Education campuses, corporate lobbies, and command centers all benefit from the same core capability: showing the right content, on the right screens, at the right time, without manual intervention.
Companies like IKEA, CNN, GE, and NASA have adopted these solutions precisely because managing displays at scale requires automation and centralization.
Traditional displays served their purpose when organizations needed one or two screens. But modern facilities demand more—more screens, more locations, and more dynamic content. Video wall solutions exist because managing displays individually simply doesn’t scale. The technology has matured. The question is whether your display management has kept pace.
FAQs
What’s the difference between digital signage and video walls?
Digital signage typically refers to individual displays showing scheduled content. Video walls combine multiple screens into a single, large canvas—often with content spanning across them. Many platforms, including MAWi, handle both use cases through the same management interface.
Do video walls require expensive infrastructure?

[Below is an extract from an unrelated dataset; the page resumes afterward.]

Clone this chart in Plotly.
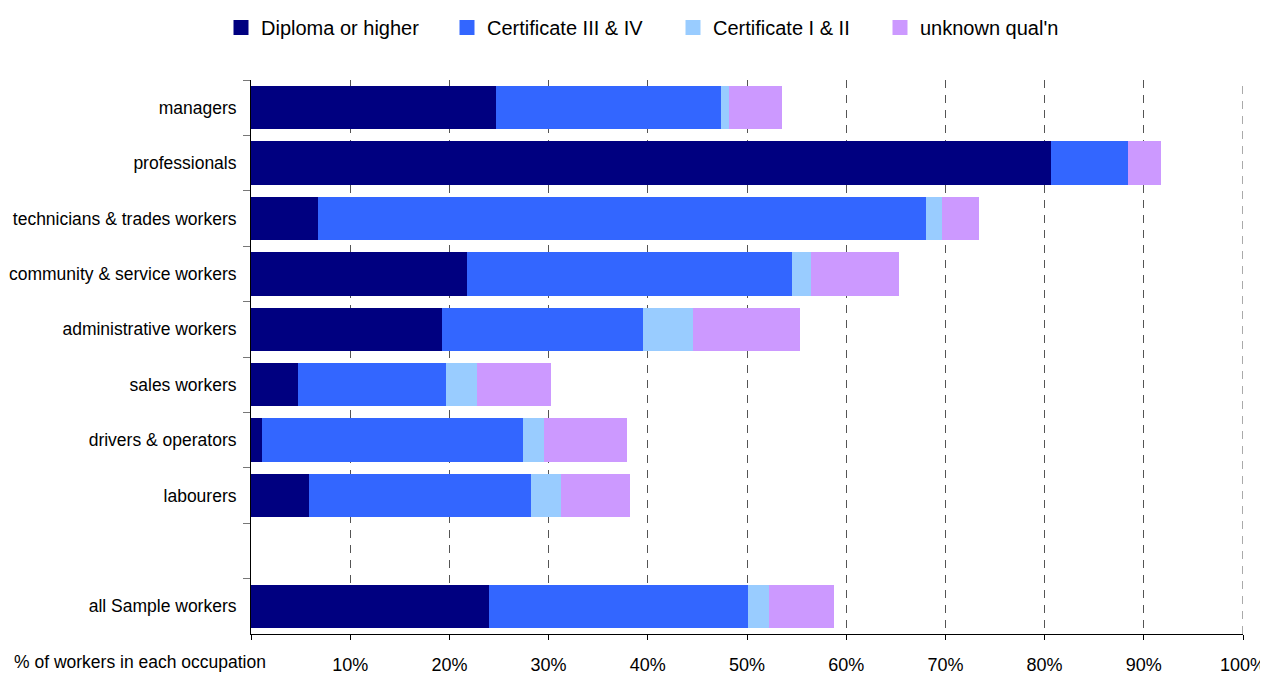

Not necessarily. HDMI-over-LAN solutions use standard Ethernet cabling, eliminating costly specialized wiring. Cloud-based management removes the need for on-site servers. The primary infrastructure requirement is a reliable network with adequate bandwidth.
Can I manage displays across multiple locations remotely?
Yes. Cloud-based CMS platforms let you design, schedule, and deploy content to any connected display through a browser. Whether you’re managing screens across a campus or across countries, changes propagate instantly without physical access to the hardware.